December 31, 2016
“Mary treasured all these words and pondered them in her heart.” (Lk 2:19)
Mary of the deep heart, suneterei (kept together with vigilance) the words and events surrounding the birth of her son and God’s, sumballousa (tossing them together in conversation.
These words comprised the words of the angel, the witness of the shepherds, the prophecies of Simeon and Anna, and the mysterious revelations in the life of a growing boy. So she guarded and juggled beauty and mystery and pain.
Mary of the deep heart stands at the threshold of this New Year, looking back on all that has been and looking forward to all that will be. She holds the things too beautiful to be gulped down in one and the things too painful and mysterious to be dismissed with a wave of the hand.
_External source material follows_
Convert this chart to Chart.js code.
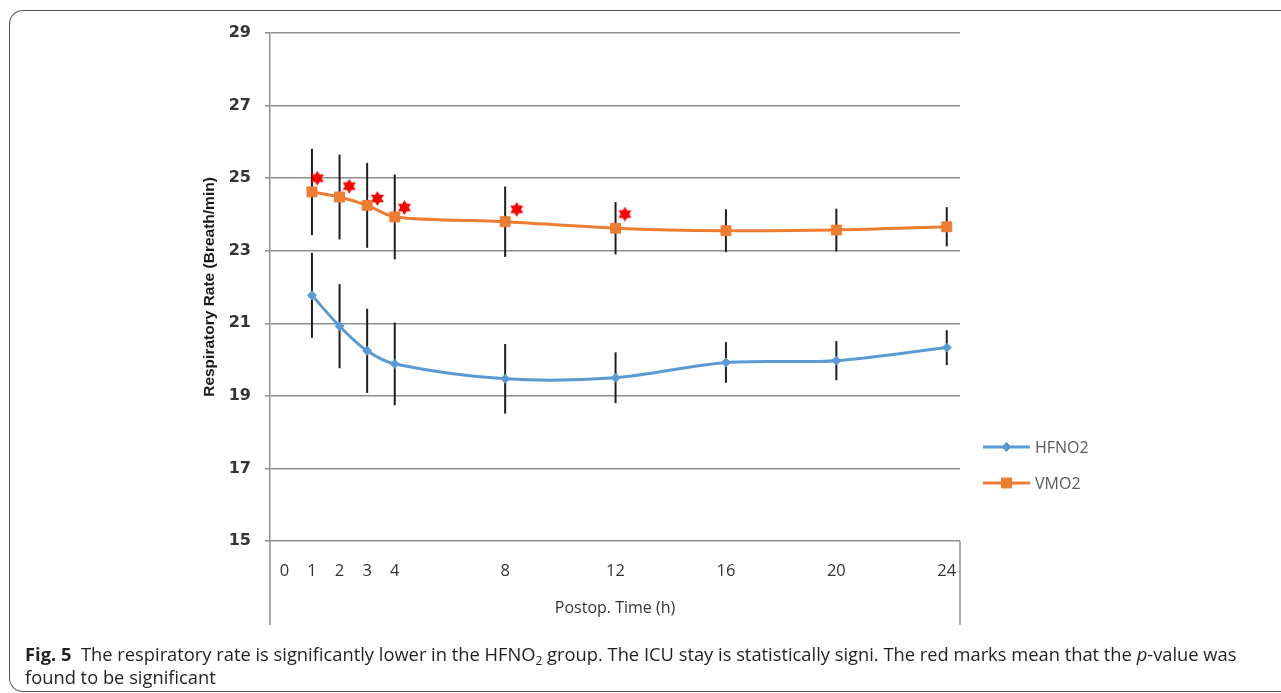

We too hold within us pain and beauty, like Jacob and Esau striving for supremacy in the womb. Our world and each person in it bear this inner struggle that threatens rupture, such that to look too deeply at anything is to feel this tension.
Perhaps this is why we like our crucifixes to be beautiful. As Augustine says:
“Beautiful is God, the Word with God…
He is beautiful in heaven, beautiful on earth;
beautiful in the womb, beautiful in his parents’ arms,
beautiful in his miracles, beautiful in his sufferings;
beautiful in not worrying about death,
beautiful in giving up his life and beautiful in taking it up again;
he is beautiful on the Cross, beautiful in the tomb, beautiful in heaven.
Listen to the song with understanding, and let not the weakness of the flesh distract your eyes from the splendor of his beauty.”
(Exposition on the Book of Psalms, see also Vita Consecrata, 24)
How can pain be beautiful?
I asked this question once when making the Stations of the Cross with the abuse of children very much in mind. “Sweet the nail and sweet the wood” – is this not a travesty and a scandal? How can suffering be beautiful?
At length, an answer came: because the one who suffers is beautiful.
Mary knows this secret. She sees behind the encrusted blood and spittle to the created soul which, unbeknownst even to itself, is so beautiful only God can look at it without blinking.
Could I dare to look into the eyes of my enemy and risk seeing such pain and such beauty?
On this threshold of the New Year, we stand with Mary, treasuring and pondering the year that has passed, with its inexpressible pain and irrepressible beauty. May we, under the gaze of the Mother of God, live the pain and the beauty of this coming year deeply, with full consciousness and a spirit of gratitude.